Quote Originally Posted by claudio-cit View Post
lol.....wtf! for me it's just a black box that do that. i just don't care - and i shouldn't - how does it works.
That kind of thinking got you into not knowing what is and is not a class, but ok, this is your choice. Unfortunately if at some point you'll be forced to use a different toolchain than qmake, you'll have to take a screwdriver, unscrew the black box and look what is inside.

i'm not talnking about .h in general. i'm talking about .h generated by qmake. ops.. by uic.
In that case you are wrong. Take a look at the file - it contains a lot of implementation code, actually most of it is the implementation

Entirely true? What is this, philosophy?!?!?
Fuzzy logic, I guess See the previous paragraph for an explanation or dig into the ui_xx.h file and see for yourself.

Does it work an application if I have 2 forms (classes) differents, that do different things, that behave in a different way, composed by different objects, that are incorporated in the same .cpp? I'm pretty sure it doesn't.
Yes, of course. You can implement the whole program in a single cpp file as long as your compiler can read large files. Actually if you take a look at this forum, you'll find lots of example applications that are contained in a single file most often called main.cpp.

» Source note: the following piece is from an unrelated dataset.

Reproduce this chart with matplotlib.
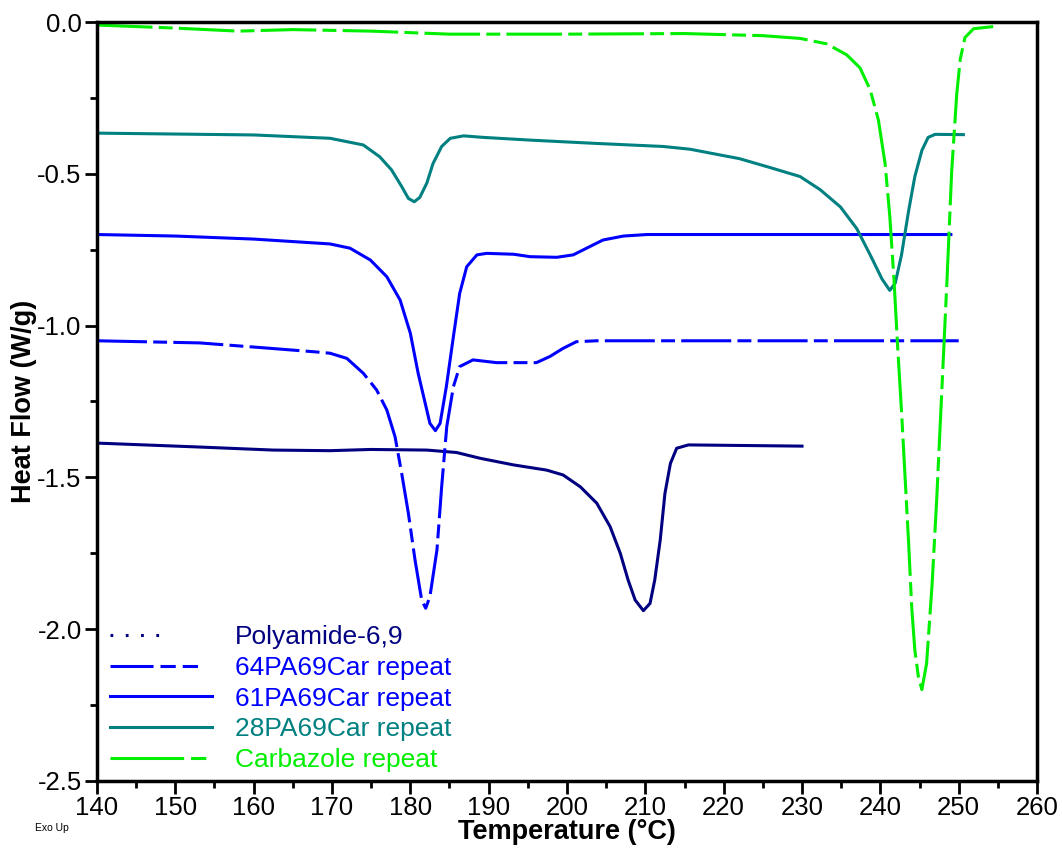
import numpy as np
import matplotlib
matplotlib.use("Agg")
import matplotlib.pyplot as plt
from matplotlib.lines import Line2D
from matplotlib.ticker import MultipleLocator

plt.rcParams['font.family'] = ['Liberation Sans', 'DejaVu Sans']
plt.rcParams['lines.scale_dashes'] = False

# Polyamide-6,9
pa_T = [140, 153.1, 162.5, 169.75, 174.9, 182.1, 185.9, 188.9, 193.2, 197.4, 199.5, 201.7, 203.8,
        205.5, 206.8, 207.8, 208.7, 209.75, 210.6, 211.2, 211.9, 212.5, 213.2, 214.0, 215.5, 230]
pa_hf = [-1.387, -1.40, -1.41, -1.412, -1.408, -1.41, -1.418, -1.437, -1.459, -1.476, -1.492, -1.531, -1.585,
         -1.662, -1.75, -1.838, -1.904, -1.939, -1.915, -1.838, -1.706, -1.553, -1.454, -1.404, -1.393, -1.397]

# 64PA69Car repeat
c64_T = [140, 153.1, 161.7, 168.1, 169.75, 171.9, 174.0, 175.7, 177.0, 178.05, 178.9, 179.75, 180.6,
         181.45, 181.96, 182.5, 183.4, 184.0, 184.65, 185.5, 186.3, 188.0, 191.0, 196.1, 197.8, 199.5,
         201.2, 203.8, 250]
c64_hf = [-1.05, -1.057, -1.074, -1.087, -1.091, -1.108, -1.157, -1.212, -1.278, -1.366, -1.487, -1.618, -1.772,
          -1.904, -1.931, -1.893, -1.739, -1.531, -1.333, -1.201, -1.135, -1.113, -1.122, -1.122, -1.102, -1.075,
          -1.053, -1.05, -1.05]

# 61PA69Car repeat
c61_T = [140, 150, 160, 169.75, 172.3, 174.9, 177.0, 178.7, 180.0, 181.0, 181.9, 182.5, 183.2, 183.8,
         184.6, 185.5, 186.3, 187.2, 188.5, 189.75, 193.2, 195.3, 198.7, 200.8, 202.5, 204.6, 207.2,
         210.2, 249]
c61_hf = [-0.70, -0.705, -0.715, -0.731, -0.745, -0.784, -0.839, -0.916, -1.025, -1.157, -1.256, -1.322,
          -1.346, -1.322, -1.201, -1.036, -0.894, -0.806, -0.767, -0.762, -0.765, -0.773, -0.775, -0.767,
          -0.745, -0.718, -0.705, -0.70, -0.70]

# 28PA69Car repeat
c28_T = [140, 160, 169.75, 174.0, 176.1, 177.6, 178.9, 179.75, 180.5, 181.2, 182.1, 182.9, 184.0,
         185.1, 186.8, 189.3, 195.3, 203.8, 212.3, 215.7, 222, 226, 229.75, 232.3, 234.9, 237.0,
         238.7, 240.2, 241.2, 241.9, 242.7, 243.6, 244.4, 245.3, 246.1, 247.0, 250.6]
c28_hf = [-0.366, -0.372, -0.383, -0.405, -0.444, -0.487, -0.542, -0.581, -0.592, -0.578, -0.531, -0.466,
          -0.41, -0.383, -0.375, -0.38, -0.389, -0.40, -0.41, -0.419, -0.45, -0.48, -0.509, -0.552, -0.609,
          -0.681, -0.767, -0.846, -0.884, -0.86, -0.767, -0.623, -0.509, -0.423, -0.38, -0.37, -0.371]

# Carbazole repeat
cz_T = [140, 150, 158, 165, 175, 185, 200, 215, 225, 229.75, 233.15, 235.7, 237.4, 238.7, 239.75,
        240.6, 241.2, 241.75, 242.2, 242.7, 243.15, 243.6, 244.0, 244.4, 244.85, 245.3, 245.9, 246.6,
        247.2, 247.85, 248.5, 249.1, 249.75, 250.2, 250.8, 251.9, 254.4]
cz_hf = [-0.01, -0.02, -0.03, -0.025, -0.03, -0.04, -0.04, -0.038, -0.045, -0.054, -0.072, -0.108,
         -0.151, -0.223, -0.323, -0.466, -0.638, -0.853, -1.067, -1.282, -1.497, -1.712, -1.927, -2.069,
         -2.156, -2.199, -2.113, -1.854, -1.568, -1.211, -0.853, -0.494, -0.237, -0.122, -0.051, -0.022,
         -0.015]

series = [
    ("Polyamide-6,9", pa_T, pa_hf, "#000080", "-", (0, (2, 9, 2, 9, 2, 9, 2, 60))),
    ("64PA69Car repeat", c64_T, c64_hf, "#0000ff", (0, (36, 4.5, 10, 4.5)), (0, (31, 5, 11, 5, 11, 20))),
    ("61PA69Car repeat", c61_T, c61_hf, "#0000ff", "-", "-"),
    ("28PA69Car repeat", c28_T, c28_hf, "#008080", "-", "-"),
    ("Carbazole repeat", cz_T, cz_hf, "#00ee00", (0, (40, 4.5, 10, 4.5)), (0, (53, 5, 11, 20))),
]

fig = plt.figure(figsize=(10.62, 8.5), dpi=100)
ax = fig.add_axes([0.0913, 0.0812, 0.8852, 0.8929])

handles = []
for name, T, hf, color, ls, leg_ls in series:
    ax.plot(T, hf, color=color, linestyle=ls, linewidth=2.2)
    handles.append(Line2D([], [], color=color, linestyle=leg_ls, linewidth=2.2, label=name))

ax.set_xlim(140, 260)
ax.set_ylim(-2.5, 0.0)
ax.xaxis.set_major_locator(MultipleLocator(10))
ax.xaxis.set_minor_locator(MultipleLocator(5))
ax.yaxis.set_major_locator(MultipleLocator(0.5))
ax.yaxis.set_minor_locator(MultipleLocator(0.25))
ax.yaxis.set_major_formatter(plt.FuncFormatter(lambda v, p: f"{v:.1f}"))
ax.tick_params(which='major', direction='out', length=9, width=2, labelsize=18.5, pad=2)
ax.tick_params(which='minor', direction='out', length=5, width=2)
for sp in ax.spines.values():
    sp.set_linewidth(2.5)

ax.set_xlabel("Temperature (°C)", fontsize=19.5, fontweight='bold', labelpad=-1)
ax.set_ylabel("Heat Flow (W/g)", fontsize=19.5, fontweight='bold', labelpad=0)

ax.legend(handles=handles, loc='lower left', bbox_to_anchor=(0.0138, 0.012), frameon=False,
          fontsize=19, handlelength=3.86, handletextpad=0.87, labelspacing=0.25,
          borderpad=0, borderaxespad=0, labelcolor='linecolor')

fig.text(0.033, 0.022, "Exo Up", fontsize=7.5)

fig.savefig("out.png", dpi=100)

If it does, how do you distinguish them?
I don't really understand this question...

If it does, is it safe coding in this way?
Yes, of course. Code readability and modularity is a different issue here, though.


A general remark - don't think of Qt as a separate language or some other special entity - it is just a set of classes written in standard C++, so all C++ rules apply to it. It's files are not in any way special apart from the fact that Qt introduces three new keywords to C++ but at the same time hides them from the C++ compiler, so that the only tool to see and understand them is moc (another part of the "qmake black box" that does most of Qt's "magic").